SO. when RJ asks him: “dude. jonn. you said you were working freelance. i know you’re busy but don’t you think you could maybe cover for me? just this once?”

jonn NATURALLY answers: “fuck it. sure”

then goes to an unemployment center and applies for one of their free one-week classes. on journalism. jonn spends ALL OF ONE WEEK learning How To Write An Article Like A Real Journalist With A Real Press Card. then writes the article. basically bullshitting his way through that thing. half-assing the life out of it. faking his heart out. because why not? FUCK IT.

i have NO IDEA if he actually did a good job or not. but it was in fact good enough for RJ who really must have been truly swamped, and was so truly grateful that he told all of their mutual journalists friends. who were ALL SWAMPED. i’m given to understand it’s the natural state of the journalist in the wild.

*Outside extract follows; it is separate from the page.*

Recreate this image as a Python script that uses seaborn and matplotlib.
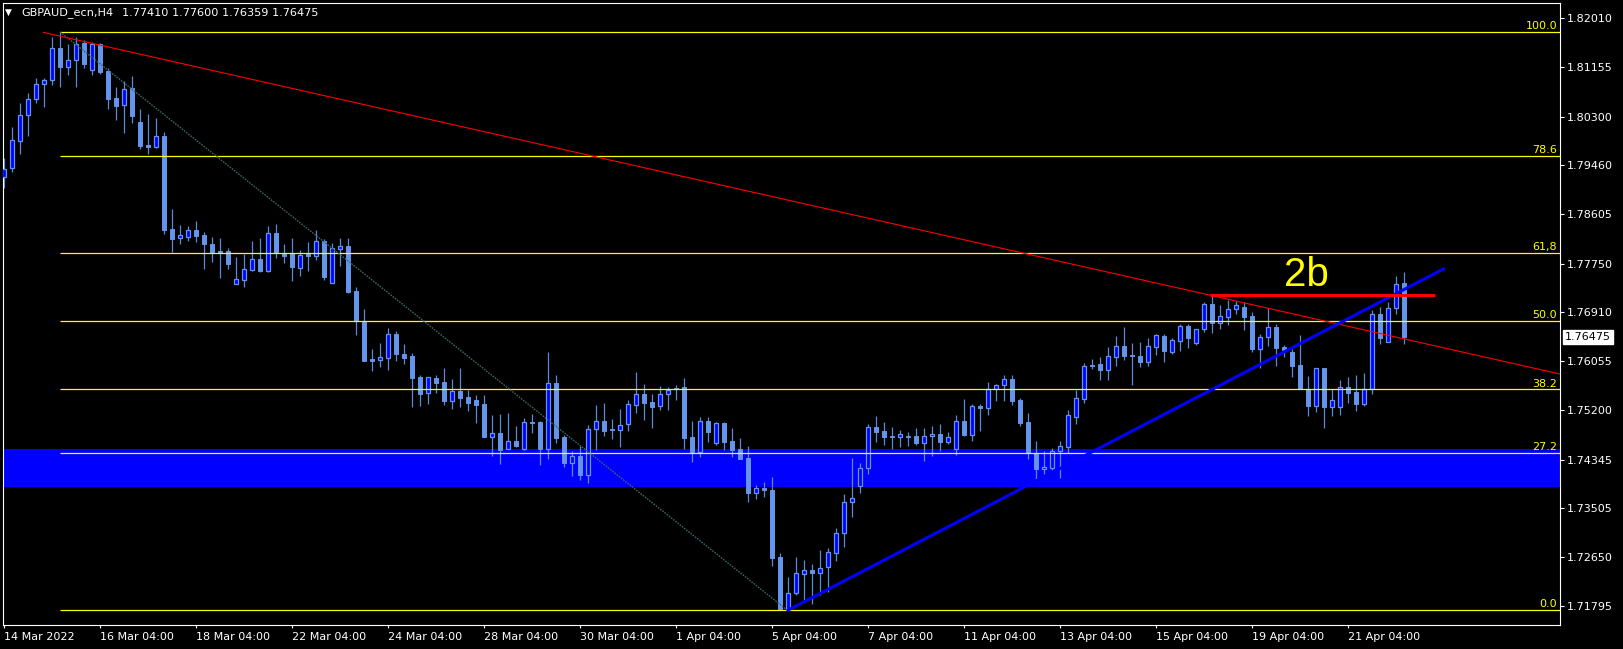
import matplotlib
matplotlib.use("Agg")
import matplotlib.pyplot as plt
import matplotlib.transforms as mtransforms
import numpy as np
import seaborn as sns

# ---- GBPAUD H4 candles ----
opens = [1.79258, 1.79403, 1.79883, 1.80323, 1.80601, 1.80862, 1.80931, 1.81487, 1.81168, 1.81278,
         1.81579, 1.81105, 1.81556, 1.81093, 1.80624, 1.80497, 1.80792, 1.80202, 1.79808, 1.79779,
         1.79964, 1.78343, 1.78187, 1.78204, 1.78326, 1.78245, 1.78089, 1.77961, 1.77961, 1.77400,
         1.77469, 1.77643, 1.77828, 1.77626, 1.78274, 1.77921, 1.77927, 1.77678, 1.77915, 1.77886,
         1.78135, 1.77417, 1.78008, 1.78048, 1.77273, 1.76734, 1.76092, 1.76068, 1.76115, 1.76520,
         1.76178, 1.76144, 1.75779, 1.75495, 1.75762, 1.75692, 1.75368, 1.75536, 1.75432, 1.75380,
         1.75310, 1.74743, 1.74807, 1.74523, 1.74668, 1.74534, 1.75003, 1.75003, 1.74534, 1.75669,
         1.74737, 1.74280, 1.74402, 1.74083, 1.74871, 1.75015, 1.74876, 1.74853, 1.74957, 1.75287,
         1.75484, 1.75345, 1.75270, 1.75478, 1.75588, 1.75606, 1.74737, 1.74483, 1.75015, 1.74627,
         1.74980, 1.74668, 1.74529, 1.74373, 1.73771, 1.73852, 1.73817, 1.72653, 1.71750, 1.72022,
         1.72352, 1.72428, 1.72381, 1.72486, 1.72729, 1.73064, 1.73602, 1.73880, 1.74193, 1.74905,
         1.74841, 1.74754, 1.74743, 1.74748, 1.74754, 1.74638, 1.74748, 1.74783, 1.74656, 1.74523,
         1.75015, 1.74777, 1.75275, 1.75246, 1.75565, 1.75646, 1.75738, 1.75379, 1.74997, 1.74453,
         1.74175, 1.74204, 1.74488, 1.74569, 1.75090, 1.75402, 1.75993, 1.76005, 1.75906, 1.76132,
         1.76318, 1.76167, 1.76144, 1.76046, 1.76306, 1.76491, 1.76219, 1.76410, 1.76665, 1.76364,
         1.76607, 1.77041, 1.76723, 1.76827, 1.76954, 1.76995, 1.76833, 1.76271, 1.76468, 1.76648,
         1.76294, 1.76213, 1.75988, 1.75571, 1.75281, 1.75930, 1.75264, 1.75264, 1.75600, 1.75525,
         1.75316, 1.75565, 1.76868, 1.76393, 1.76972, 1.77410]
highs = [1.79588, 1.80121, 1.80532, 1.80711, 1.80977, 1.80966, 1.81684, 1.81772, 1.81556, 1.81684,
         1.81637, 1.81591, 1.81574, 1.81151, 1.80815, 1.80919, 1.81006, 1.80427, 1.80341, 1.80271,
         1.80028, 1.78696, 1.78419, 1.78401, 1.78488, 1.78297, 1.78210, 1.78193, 1.78013, 1.77863,
         1.77921, 1.78141, 1.78193, 1.78401, 1.78436, 1.78088, 1.78193, 1.77985, 1.78124, 1.78332,
         1.78176, 1.78112, 1.78193, 1.78193, 1.77336, 1.76960, 1.76265, 1.76364, 1.76630, 1.76578,
         1.76352, 1.76190, 1.75814, 1.75785, 1.75814, 1.75935, 1.75744, 1.75935, 1.75553, 1.75466,
         1.75466, 1.75119, 1.75136, 1.75154, 1.74928, 1.75061, 1.75136, 1.75021, 1.76213, 1.75814,
         1.74778, 1.74494, 1.74581, 1.74940, 1.75293, 1.75328, 1.75050, 1.75218, 1.75380, 1.75866,
         1.75658, 1.75484, 1.75629, 1.75606, 1.75640, 1.75762, 1.75015, 1.75085, 1.75085, 1.74998,
         1.74998, 1.74894, 1.74720, 1.74581, 1.73904, 1.73956, 1.74049, 1.72723, 1.72306, 1.72648,
         1.72601, 1.72532, 1.72775, 1.72804, 1.73151, 1.73747, 1.74366, 1.74291, 1.74963, 1.75101,
         1.74997, 1.74910, 1.74858, 1.74824, 1.74893, 1.74893, 1.74928, 1.74963, 1.74824, 1.75119,
         1.75397, 1.75310, 1.75310, 1.75692, 1.75651, 1.75814, 1.75814, 1.75414, 1.75154, 1.74667,
         1.74494, 1.74546, 1.74662, 1.75206, 1.75553, 1.76022, 1.76086, 1.76120, 1.76294, 1.76491,
         1.76648, 1.76370, 1.76381, 1.76451, 1.76532, 1.76526, 1.76451, 1.76700, 1.76694, 1.76619,
         1.77088, 1.77192, 1.77030, 1.77111, 1.77105, 1.77076, 1.76908, 1.76520, 1.76972, 1.76700,
         1.76335, 1.76260, 1.76509, 1.75797, 1.75930, 1.75930, 1.75565, 1.75721, 1.75779, 1.75814,
         1.75843, 1.76943, 1.76995, 1.77088, 1.77533, 1.77600]
lows = [1.79067, 1.79345, 1.79657, 1.79970, 1.80543, 1.80474, 1.80850, 1.80821, 1.81024, 1.80821,
        1.81151, 1.81024, 1.81047, 1.80439, 1.80242, 1.80022, 1.80196, 1.79739, 1.79657, 1.79762,
        1.78268, 1.77956, 1.78094, 1.78147, 1.78129, 1.77660, 1.77782, 1.77504, 1.77660, 1.77400,
        1.77348, 1.77620, 1.77602, 1.77608, 1.77851, 1.77765, 1.77446, 1.77533, 1.77620, 1.77811,
        1.77464, 1.77417, 1.77713, 1.77238, 1.76514, 1.76057, 1.75883, 1.75958, 1.75901, 1.76057,
        1.76011, 1.75264, 1.75281, 1.75316, 1.75507, 1.75299, 1.75229, 1.75264, 1.75194, 1.74986,
        1.74743, 1.74413, 1.74274, 1.74523, 1.74563, 1.74517, 1.74801, 1.74257, 1.74361, 1.74627,
        1.74210, 1.74066, 1.73996, 1.73944, 1.74512, 1.74755, 1.74703, 1.74570, 1.74847, 1.75160,
        1.75038, 1.74899, 1.75212, 1.75212, 1.75380, 1.74529, 1.74309, 1.74384, 1.74651, 1.74593,
        1.74506, 1.74396, 1.74350, 1.73614, 1.73666, 1.73701, 1.72503, 1.71731, 1.71735, 1.71993,
        1.71867, 1.71838, 1.71994, 1.72040, 1.72590, 1.72821, 1.73353, 1.73770, 1.74088, 1.74650,
        1.74598, 1.74528, 1.74569, 1.74580, 1.74604, 1.74326, 1.74413, 1.74494, 1.74615, 1.74430,
        1.74754, 1.74673, 1.74847, 1.75125, 1.75368, 1.75368, 1.75298, 1.74934, 1.74349, 1.74013,
        1.74088, 1.74164, 1.74019, 1.74465, 1.74968, 1.75321, 1.75924, 1.75732, 1.75732, 1.75976,
        1.76080, 1.75646, 1.75959, 1.75970, 1.76161, 1.76046, 1.76184, 1.76231, 1.76289, 1.76329,
        1.76567, 1.76549, 1.76607, 1.76682, 1.76873, 1.76601, 1.76213, 1.75935, 1.76312, 1.75970,
        1.76127, 1.75785, 1.75565, 1.75108, 1.75177, 1.74899, 1.75108, 1.75125, 1.75322, 1.75195,
        1.75281, 1.75490, 1.76358, 1.76381, 1.76868, 1.76359]
closes = [1.79391, 1.79889, 1.80323, 1.80601, 1.80862, 1.80931, 1.81487, 1.81168, 1.81278, 1.81568,
          1.81221, 1.81556, 1.81082, 1.80613, 1.80491, 1.80775, 1.80317, 1.79796, 1.79779, 1.79958,
          1.78338, 1.78181, 1.78239, 1.78326, 1.78233, 1.78083, 1.77927, 1.77932, 1.77747, 1.77475,
          1.77649, 1.77822, 1.77620, 1.78274, 1.77927, 1.77886, 1.77689, 1.77892, 1.77886, 1.78135,
          1.77516, 1.78014, 1.78048, 1.77255, 1.76752, 1.76057, 1.76063, 1.76121, 1.76520, 1.76178,
          1.76109, 1.75767, 1.75490, 1.75773, 1.75681, 1.75368, 1.75530, 1.75420, 1.75333, 1.75293,
          1.74743, 1.74801, 1.74517, 1.74662, 1.74581, 1.74998, 1.74986, 1.74534, 1.75669, 1.74720,
          1.74291, 1.74402, 1.74083, 1.74871, 1.75015, 1.74847, 1.74853, 1.74940, 1.75305, 1.75484,
          1.75334, 1.75264, 1.75478, 1.75559, 1.75571, 1.74726, 1.74483, 1.75015, 1.74830, 1.74975,
          1.74656, 1.74517, 1.74361, 1.73771, 1.73852, 1.73823, 1.72642, 1.71750, 1.72022, 1.72370,
          1.72428, 1.72381, 1.72468, 1.72740, 1.73064, 1.73603, 1.73672, 1.74193, 1.74905, 1.74829,
          1.74743, 1.74737, 1.74783, 1.74731, 1.74638, 1.74748, 1.74783, 1.74650, 1.74737, 1.75015,
          1.74766, 1.75269, 1.75240, 1.75565, 1.75634, 1.75738, 1.75368, 1.74986, 1.74453, 1.74175,
          1.74216, 1.74494, 1.74580, 1.75113, 1.75408, 1.75964, 1.75964, 1.75906, 1.76138, 1.76317,
          1.76150, 1.76138, 1.76046, 1.76318, 1.76509, 1.76231, 1.76416, 1.76665, 1.76462, 1.76607,
          1.77041, 1.76723, 1.76833, 1.76960, 1.77030, 1.76821, 1.76271, 1.76474, 1.76642, 1.76289,
          1.76254, 1.75970, 1.75565, 1.75276, 1.75930, 1.75264, 1.75380, 1.75600, 1.75507, 1.75310,
          1.75565, 1.76868, 1.76451, 1.76972, 1.77400, 1.76475]

date_ticks = [0, 12, 24, 36, 48, 60, 72, 84, 96, 108, 120, 132, 144, 156, 168]
date_labels = ["14 Mar 2022", "16 Mar 04:00", "18 Mar 04:00", "22 Mar 04:00", "24 Mar 04:00",
               "28 Mar 04:00", "30 Mar 04:00", "1 Apr 04:00", "5 Apr 04:00", "7 Apr 04:00",
               "11 Apr 04:00", "13 Apr 04:00", "15 Apr 04:00", "19 Apr 04:00", "21 Apr 04:00"]
price_ticks = [1.82010, 1.81155, 1.80300, 1.79460, 1.78605, 1.77750, 1.76910,
               1.76055, 1.75200, 1.74345, 1.73505, 1.72650, 1.71795]

# fibonacci retracement anchors and levels
fib_low, fib_high = 1.71731, 1.81772
fib_ratios = [0.0, 0.272, 0.382, 0.50, 0.618, 0.786, 1.0]
fib_texts = ["0.0", "27.2", "38.2", "50.0", "61,8", "78.6", "100.0"]
fib_start = 7
fib_diag_x = [7, 97.9]
fib_diag_y = [1.81772, 1.71731]

# drawn objects
zone_top, zone_bottom = 1.74525, 1.73870
red_trend_x = [4.9, 194.5]
red_trend_y = [1.81765, 1.75831]
support_x = [98, 180]
support_y = [1.71730, 1.77660]
level_2b_x = [150.8, 178.9]
level_2b = 1.77198
last_price = 1.76475
header = "GBPAUD_ecn,H4"
header_ohlc = "1.77410 1.77600 1.76359 1.76475"

BLUE = "#0000FF"
CORN = "#6495ED"
WICK = "#5A8AD8"
YELLOW = "#FFFF00"

sns.set_theme(style="dark", rc={"axes.facecolor": "black", "figure.facecolor": "black",
                                "axes.edgecolor": "white", "text.color": "white",
                                "xtick.color": "white", "ytick.color": "white"})
plt.rcParams["font.family"] = ["DejaVu Sans"]

W, H = 1623, 649
fig = plt.figure(figsize=(W / 100, H / 100), dpi=100)
ax = fig.add_axes([2.7 / W, (H - 625.3) / H, (1559.5 - 2.7) / W, (625.3 - 2.5) / H])
ax.set_facecolor("black")

o = np.array(opens)
h = np.array(highs)
l = np.array(lows)
c = np.array(closes)
idx = np.arange(len(o))
bull = c >= o

# zone behind everything
ax.axhspan(zone_bottom, zone_top, color=BLUE, lw=0, zorder=0)

# candles
ax.vlines(idx, l, h, color=WICK, lw=0.9, zorder=2)
bottom = np.minimum(o, c)
height = np.maximum(np.abs(c - o), 0.00004)
ax.bar(idx[bull], height[bull], bottom=bottom[bull], width=0.62, color=BLUE,
       edgecolor=CORN, linewidth=0.9, zorder=3)
ax.bar(idx[~bull], height[~bull], bottom=bottom[~bull], width=0.62, color=CORN,
       edgecolor=CORN, linewidth=0.7, zorder=3)

xmin, xmax = -0.1625, 194.44
ax.set_xlim(xmin, xmax)
ax.set_ylim(1.71467, 1.82283)

# fibonacci levels
fib_levels = [fib_low + r * (fib_high - fib_low) for r in fib_ratios]
trans = mtransforms.blended_transform_factory(ax.transAxes, ax.transData)
for lev, txt in zip(fib_levels, fib_texts):
    ax.hlines(lev, fib_start, xmax, color=YELLOW, lw=0.9, zorder=4)
    ax.text(0.9985, lev + 0.00012, txt, transform=trans, ha="right", va="bottom",
            color=YELLOW, fontsize=8, zorder=6)
sns.lineplot(x=fib_diag_x, y=fib_diag_y, ax=ax, color="#3A6464", lw=1.0,
             linestyle=(0, (1.2, 0.8)), zorder=4)

# trend lines
sns.lineplot(x=red_trend_x, y=red_trend_y, ax=ax, color="#FF0000", lw=0.8, zorder=5)
sns.lineplot(x=support_x, y=support_y, ax=ax, color=BLUE, lw=2.2, zorder=5)
ax.hlines(level_2b, level_2b_x[0], level_2b_x[1], color="#FF0000", lw=2.2, zorder=5)
ax.text(162.8, 1.7755, "2b", color=YELLOW, fontsize=29, ha="center", va="center",
        family="Liberation Sans", zorder=6)

# axes styling
for sp in ax.spines.values():
    sp.set_color("white")
    sp.set_linewidth(0.8)
ax.grid(False)
ax.yaxis.tick_right()
ax.set_yticks(price_ticks)
ax.set_yticklabels([f"{p:.5f}" for p in price_ticks])
ax.set_xticks(date_ticks)
ax.set_xticklabels(date_labels, ha="left")
ax.tick_params(axis="x", direction="out", length=2.4, width=0.8, pad=2.4,
               labelsize=8, colors="white", bottom=True)
ax.tick_params(axis="y", direction="out", length=2.7, width=0.8, pad=2.6,
               labelsize=8, colors="white", right=True, left=False)
for lab in ax.get_xticklabels():
    lab.set_horizontalalignment("left")

# last price marker on the scale
ax.text(1.0035, last_price, f"{last_price:.5f}", transform=trans, ha="left", va="center",
        color="black", fontsize=8,
        bbox=dict(boxstyle="square,pad=0.15", facecolor="white", edgecolor="white"),
        clip_on=False, zorder=7)

# header
fig.text(5 / W, 1 - 12.7 / H, "\u25BC", color="white", fontsize=6.5, va="center", ha="left")
fig.text(21.7 / W, 1 - 12.7 / H, header, color="white", fontsize=8.1, va="center", ha="left")
fig.text(121.7 / W, 1 - 12.7 / H, header_ohlc, color="white", fontsize=8.1, va="center",
         ha="left")

fig.savefig("out.png", dpi=100, facecolor="black")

and so jonn is now REGULARLY COVERING FOR ALL SORTS OF JOURNALISTS.

not making much money i assume. but still, not bad for a dude who studied journalism for five whole days.

and well, it’s kinda fun! better than moping around at home waiting for the next free canapé press-only premiere. so jonn keeps at it. and eventually it occurs to him that hey! he spent two months in thailand. why not make an article out of that? so he writes himself a lil paper, retelling his Bumtastic Adventures in the Land of Thai People, Cheap Living and Forged Papers (That Last One Having Nothing to Do With Him Personally of Course). and he’s kinda proud of it. so much that he gives it to his journalist friends. can they maybe pass it around? see if anybody would be interested in publishing it? for a modest fee and some more canapés?

and yeah. someone was in fact interested in publishing it. and that someone was:

THE

NATIONAL

GEOGRAPHIC

(french edition.)

so jonn got a REAL press card. got a FULL-TIME JOB at the national geographic. and spent the REST OF HIS WORK LIFE traveling abroad for six months, then going back to paris the rest of the year to write about his wacky journeys. he’s retired now, having published several books full of his articles and photographs. he’s bought a b&b in the french countryside with all his money. and continues to say “fuck it” to any problem that comes his way like the absolute fucking legend he is.

as far as i know, none of his journalist buddies nor his boss ever found out about any of this.